◆ Stated exercise ◆
Give the number of lines in the entries that contain "chart". State only the count.

◆ Data to process ◆
* Start *

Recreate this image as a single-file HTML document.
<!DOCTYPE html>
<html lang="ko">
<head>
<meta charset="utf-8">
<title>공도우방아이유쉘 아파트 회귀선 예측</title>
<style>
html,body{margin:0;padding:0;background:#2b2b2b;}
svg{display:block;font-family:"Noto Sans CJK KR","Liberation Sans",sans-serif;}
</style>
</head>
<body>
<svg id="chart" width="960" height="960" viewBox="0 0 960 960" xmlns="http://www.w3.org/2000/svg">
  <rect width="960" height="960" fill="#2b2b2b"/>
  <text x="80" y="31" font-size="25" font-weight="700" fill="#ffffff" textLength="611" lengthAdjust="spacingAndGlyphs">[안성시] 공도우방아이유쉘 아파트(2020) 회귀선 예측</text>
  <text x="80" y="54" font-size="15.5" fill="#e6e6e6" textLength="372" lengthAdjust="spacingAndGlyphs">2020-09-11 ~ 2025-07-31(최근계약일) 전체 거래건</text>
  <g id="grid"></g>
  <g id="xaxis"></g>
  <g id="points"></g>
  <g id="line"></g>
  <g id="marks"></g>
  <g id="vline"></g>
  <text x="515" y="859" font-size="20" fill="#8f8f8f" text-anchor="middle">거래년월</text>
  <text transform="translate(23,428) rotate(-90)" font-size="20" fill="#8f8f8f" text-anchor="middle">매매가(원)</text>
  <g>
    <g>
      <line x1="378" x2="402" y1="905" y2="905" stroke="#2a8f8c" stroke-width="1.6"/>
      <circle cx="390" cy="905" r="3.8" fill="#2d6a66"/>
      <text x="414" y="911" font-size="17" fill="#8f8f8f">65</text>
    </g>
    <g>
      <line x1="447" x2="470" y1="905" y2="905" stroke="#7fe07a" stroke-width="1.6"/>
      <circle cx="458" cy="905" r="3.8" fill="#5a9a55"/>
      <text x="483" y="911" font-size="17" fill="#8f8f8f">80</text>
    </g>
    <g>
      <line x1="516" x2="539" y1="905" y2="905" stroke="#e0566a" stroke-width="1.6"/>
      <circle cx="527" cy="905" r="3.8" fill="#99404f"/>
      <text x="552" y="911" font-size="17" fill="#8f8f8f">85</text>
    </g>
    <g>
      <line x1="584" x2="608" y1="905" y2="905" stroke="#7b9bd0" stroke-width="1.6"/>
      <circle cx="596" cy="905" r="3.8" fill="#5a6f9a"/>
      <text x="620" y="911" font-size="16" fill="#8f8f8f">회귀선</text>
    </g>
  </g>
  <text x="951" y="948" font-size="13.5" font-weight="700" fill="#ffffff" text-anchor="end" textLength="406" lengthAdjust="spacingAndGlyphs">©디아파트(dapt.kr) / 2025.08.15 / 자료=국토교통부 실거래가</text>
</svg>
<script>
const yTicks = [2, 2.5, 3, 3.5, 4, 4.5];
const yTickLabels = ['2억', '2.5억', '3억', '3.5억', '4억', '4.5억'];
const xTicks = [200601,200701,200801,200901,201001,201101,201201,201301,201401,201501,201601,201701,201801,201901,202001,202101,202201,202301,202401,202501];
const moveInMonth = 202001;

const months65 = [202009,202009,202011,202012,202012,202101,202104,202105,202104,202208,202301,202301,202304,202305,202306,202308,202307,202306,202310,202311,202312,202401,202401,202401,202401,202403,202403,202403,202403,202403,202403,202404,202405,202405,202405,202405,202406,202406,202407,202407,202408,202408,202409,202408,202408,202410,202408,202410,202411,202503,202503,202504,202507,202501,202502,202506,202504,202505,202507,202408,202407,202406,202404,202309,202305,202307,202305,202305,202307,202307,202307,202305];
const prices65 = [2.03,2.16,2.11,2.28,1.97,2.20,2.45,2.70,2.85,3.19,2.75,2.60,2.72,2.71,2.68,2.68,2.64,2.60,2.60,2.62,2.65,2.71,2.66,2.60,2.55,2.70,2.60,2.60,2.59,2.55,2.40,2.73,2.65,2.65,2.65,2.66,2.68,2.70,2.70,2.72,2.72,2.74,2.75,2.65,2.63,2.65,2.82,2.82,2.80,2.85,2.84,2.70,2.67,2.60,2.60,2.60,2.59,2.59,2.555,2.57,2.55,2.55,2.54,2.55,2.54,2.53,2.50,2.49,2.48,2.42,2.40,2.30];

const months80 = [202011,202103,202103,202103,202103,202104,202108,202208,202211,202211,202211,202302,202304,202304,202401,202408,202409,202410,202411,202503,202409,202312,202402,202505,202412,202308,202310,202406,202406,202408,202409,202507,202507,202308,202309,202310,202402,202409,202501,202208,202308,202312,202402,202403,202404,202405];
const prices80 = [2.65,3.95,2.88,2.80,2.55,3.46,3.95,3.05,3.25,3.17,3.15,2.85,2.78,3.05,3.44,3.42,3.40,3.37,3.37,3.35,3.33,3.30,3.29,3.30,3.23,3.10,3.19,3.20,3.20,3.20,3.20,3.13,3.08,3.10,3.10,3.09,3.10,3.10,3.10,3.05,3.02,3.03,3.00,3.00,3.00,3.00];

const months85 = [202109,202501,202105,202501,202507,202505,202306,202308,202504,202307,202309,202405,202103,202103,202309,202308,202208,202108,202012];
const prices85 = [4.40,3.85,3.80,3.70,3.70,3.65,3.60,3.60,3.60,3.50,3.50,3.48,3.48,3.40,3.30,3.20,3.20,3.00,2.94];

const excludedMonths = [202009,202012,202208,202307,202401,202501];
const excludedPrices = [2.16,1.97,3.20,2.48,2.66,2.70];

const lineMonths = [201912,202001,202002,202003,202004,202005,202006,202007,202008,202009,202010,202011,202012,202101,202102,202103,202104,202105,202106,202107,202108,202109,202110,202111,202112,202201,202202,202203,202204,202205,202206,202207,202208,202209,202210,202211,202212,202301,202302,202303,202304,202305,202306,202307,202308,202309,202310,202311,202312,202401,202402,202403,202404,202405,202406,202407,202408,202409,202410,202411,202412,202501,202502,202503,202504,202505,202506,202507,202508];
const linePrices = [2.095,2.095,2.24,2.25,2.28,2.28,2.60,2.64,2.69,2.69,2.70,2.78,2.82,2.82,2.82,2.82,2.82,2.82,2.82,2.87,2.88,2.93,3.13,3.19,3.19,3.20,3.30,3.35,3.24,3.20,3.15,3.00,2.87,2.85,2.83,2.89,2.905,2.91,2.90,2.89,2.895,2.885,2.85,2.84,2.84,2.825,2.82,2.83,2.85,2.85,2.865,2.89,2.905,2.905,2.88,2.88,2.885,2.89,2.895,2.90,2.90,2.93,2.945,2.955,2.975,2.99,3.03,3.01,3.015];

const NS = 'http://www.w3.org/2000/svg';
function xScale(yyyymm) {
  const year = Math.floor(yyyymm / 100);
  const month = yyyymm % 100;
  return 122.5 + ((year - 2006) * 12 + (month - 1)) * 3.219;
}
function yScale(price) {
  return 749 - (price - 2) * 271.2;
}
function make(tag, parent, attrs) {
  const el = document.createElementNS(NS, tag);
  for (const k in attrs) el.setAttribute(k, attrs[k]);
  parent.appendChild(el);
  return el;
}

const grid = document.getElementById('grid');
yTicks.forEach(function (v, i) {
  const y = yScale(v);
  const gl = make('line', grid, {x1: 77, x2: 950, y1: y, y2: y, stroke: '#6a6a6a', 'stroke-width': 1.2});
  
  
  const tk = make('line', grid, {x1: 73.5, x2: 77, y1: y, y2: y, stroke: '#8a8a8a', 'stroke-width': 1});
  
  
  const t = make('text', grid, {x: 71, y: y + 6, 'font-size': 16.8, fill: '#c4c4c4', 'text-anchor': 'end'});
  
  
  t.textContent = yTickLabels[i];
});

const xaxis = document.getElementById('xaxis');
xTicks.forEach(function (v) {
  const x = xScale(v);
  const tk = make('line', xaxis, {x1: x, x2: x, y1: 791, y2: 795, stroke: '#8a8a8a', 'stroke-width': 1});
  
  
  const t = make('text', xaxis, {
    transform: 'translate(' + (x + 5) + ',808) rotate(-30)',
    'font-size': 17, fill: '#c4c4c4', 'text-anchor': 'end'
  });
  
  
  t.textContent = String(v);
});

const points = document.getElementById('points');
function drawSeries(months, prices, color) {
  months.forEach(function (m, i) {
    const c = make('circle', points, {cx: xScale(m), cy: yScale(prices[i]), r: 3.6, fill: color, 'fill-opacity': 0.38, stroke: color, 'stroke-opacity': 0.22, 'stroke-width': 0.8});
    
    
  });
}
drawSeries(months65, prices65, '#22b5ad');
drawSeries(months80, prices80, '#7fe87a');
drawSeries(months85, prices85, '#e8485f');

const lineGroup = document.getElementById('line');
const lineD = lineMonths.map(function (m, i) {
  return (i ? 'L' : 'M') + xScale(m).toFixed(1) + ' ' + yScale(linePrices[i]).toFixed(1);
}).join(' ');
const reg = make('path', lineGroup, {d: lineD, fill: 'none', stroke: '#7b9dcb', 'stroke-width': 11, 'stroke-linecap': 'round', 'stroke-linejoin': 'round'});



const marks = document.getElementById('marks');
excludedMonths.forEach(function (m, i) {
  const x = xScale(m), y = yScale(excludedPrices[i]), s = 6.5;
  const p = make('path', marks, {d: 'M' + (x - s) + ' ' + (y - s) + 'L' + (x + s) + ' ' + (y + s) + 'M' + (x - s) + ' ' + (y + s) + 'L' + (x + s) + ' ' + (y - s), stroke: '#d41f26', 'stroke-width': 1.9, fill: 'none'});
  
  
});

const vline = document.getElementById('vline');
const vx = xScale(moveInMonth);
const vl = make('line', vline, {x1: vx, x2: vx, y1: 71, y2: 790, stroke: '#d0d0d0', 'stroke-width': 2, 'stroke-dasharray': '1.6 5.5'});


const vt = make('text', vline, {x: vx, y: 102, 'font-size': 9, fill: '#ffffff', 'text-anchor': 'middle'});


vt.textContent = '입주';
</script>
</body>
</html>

* End *
* Start *

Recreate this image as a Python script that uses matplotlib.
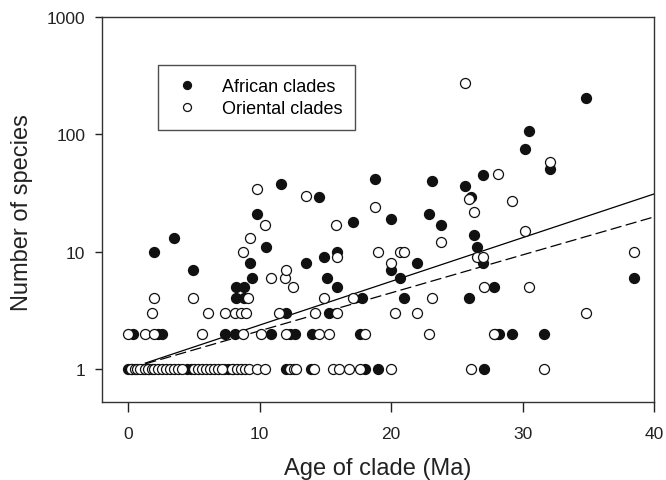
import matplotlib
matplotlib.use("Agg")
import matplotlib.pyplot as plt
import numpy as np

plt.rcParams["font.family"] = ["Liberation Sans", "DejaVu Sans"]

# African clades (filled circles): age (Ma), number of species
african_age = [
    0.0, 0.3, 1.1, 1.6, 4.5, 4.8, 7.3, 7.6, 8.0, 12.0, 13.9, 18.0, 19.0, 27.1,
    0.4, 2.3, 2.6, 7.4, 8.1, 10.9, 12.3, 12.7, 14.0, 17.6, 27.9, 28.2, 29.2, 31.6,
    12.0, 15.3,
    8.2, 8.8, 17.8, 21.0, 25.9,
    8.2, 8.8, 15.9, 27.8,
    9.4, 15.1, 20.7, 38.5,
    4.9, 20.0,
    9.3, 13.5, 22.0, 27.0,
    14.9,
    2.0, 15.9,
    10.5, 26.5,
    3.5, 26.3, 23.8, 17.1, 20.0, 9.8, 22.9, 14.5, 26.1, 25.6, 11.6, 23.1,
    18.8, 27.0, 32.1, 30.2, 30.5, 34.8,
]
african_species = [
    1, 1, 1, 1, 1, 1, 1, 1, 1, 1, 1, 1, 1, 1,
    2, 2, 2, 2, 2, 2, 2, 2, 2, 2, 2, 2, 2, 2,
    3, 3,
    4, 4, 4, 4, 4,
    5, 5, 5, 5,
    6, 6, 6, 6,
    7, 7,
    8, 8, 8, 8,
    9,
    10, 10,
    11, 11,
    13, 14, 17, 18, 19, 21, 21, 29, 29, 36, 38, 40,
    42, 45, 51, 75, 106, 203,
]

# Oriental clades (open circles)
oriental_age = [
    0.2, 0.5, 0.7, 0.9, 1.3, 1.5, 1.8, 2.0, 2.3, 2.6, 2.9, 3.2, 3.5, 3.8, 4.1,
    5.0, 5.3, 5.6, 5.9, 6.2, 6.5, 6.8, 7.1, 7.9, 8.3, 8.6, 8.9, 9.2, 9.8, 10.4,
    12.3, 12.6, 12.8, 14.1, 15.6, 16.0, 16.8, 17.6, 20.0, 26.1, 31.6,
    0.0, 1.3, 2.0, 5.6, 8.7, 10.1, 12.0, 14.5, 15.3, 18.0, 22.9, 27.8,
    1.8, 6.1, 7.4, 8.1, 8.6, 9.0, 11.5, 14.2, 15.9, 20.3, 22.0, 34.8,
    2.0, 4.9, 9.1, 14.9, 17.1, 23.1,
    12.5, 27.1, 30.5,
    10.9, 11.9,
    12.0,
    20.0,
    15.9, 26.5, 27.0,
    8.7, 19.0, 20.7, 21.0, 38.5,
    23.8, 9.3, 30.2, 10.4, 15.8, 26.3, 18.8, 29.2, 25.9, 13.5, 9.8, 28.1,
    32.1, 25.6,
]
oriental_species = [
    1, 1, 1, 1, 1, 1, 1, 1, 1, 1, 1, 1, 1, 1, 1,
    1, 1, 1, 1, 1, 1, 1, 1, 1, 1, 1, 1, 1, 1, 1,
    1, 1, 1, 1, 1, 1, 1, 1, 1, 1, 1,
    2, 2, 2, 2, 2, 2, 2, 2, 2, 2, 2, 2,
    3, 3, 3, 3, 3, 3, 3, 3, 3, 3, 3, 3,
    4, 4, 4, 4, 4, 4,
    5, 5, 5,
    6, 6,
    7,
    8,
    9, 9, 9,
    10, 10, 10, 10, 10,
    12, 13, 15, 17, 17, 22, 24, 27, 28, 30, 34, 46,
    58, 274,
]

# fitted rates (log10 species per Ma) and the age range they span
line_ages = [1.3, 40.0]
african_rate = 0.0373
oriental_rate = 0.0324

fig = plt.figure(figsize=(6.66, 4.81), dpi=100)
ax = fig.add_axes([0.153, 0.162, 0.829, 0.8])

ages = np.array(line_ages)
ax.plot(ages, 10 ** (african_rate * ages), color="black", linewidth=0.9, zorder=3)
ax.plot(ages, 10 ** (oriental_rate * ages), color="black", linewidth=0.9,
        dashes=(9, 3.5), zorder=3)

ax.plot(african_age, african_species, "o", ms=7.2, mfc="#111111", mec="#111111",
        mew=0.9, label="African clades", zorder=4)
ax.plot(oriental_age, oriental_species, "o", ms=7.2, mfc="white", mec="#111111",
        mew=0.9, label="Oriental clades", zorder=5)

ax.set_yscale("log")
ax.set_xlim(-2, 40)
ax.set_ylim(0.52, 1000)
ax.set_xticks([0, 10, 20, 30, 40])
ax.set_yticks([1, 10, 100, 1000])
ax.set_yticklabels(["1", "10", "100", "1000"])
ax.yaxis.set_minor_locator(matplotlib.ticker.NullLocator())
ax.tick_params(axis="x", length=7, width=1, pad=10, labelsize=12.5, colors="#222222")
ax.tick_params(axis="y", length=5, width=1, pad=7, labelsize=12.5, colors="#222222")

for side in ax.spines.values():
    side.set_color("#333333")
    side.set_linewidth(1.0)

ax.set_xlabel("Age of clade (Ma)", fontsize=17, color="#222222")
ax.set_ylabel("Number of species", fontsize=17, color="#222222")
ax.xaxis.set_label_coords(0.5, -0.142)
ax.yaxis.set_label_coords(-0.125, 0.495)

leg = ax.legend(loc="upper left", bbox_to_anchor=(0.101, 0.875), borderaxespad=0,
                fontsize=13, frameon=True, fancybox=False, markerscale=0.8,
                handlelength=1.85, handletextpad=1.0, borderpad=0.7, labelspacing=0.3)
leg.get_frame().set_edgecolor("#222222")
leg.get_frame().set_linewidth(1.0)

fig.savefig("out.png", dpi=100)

* End *
* Start *

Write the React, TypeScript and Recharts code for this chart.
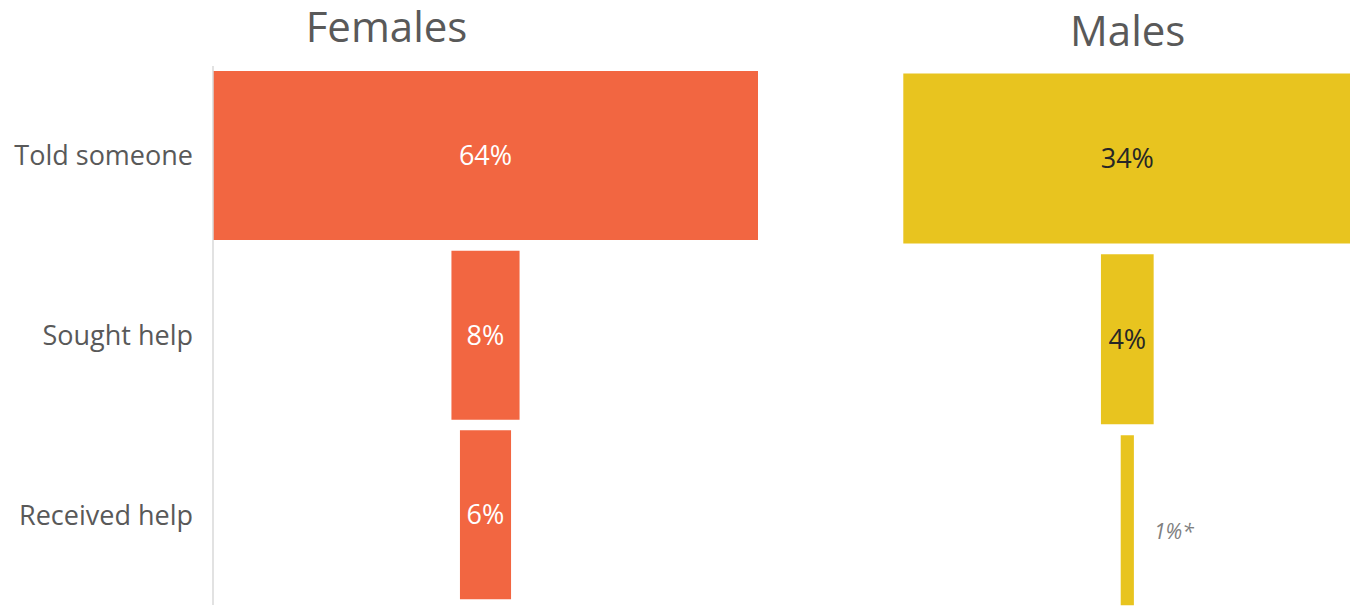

* End *

◆ Exercise response ◆
2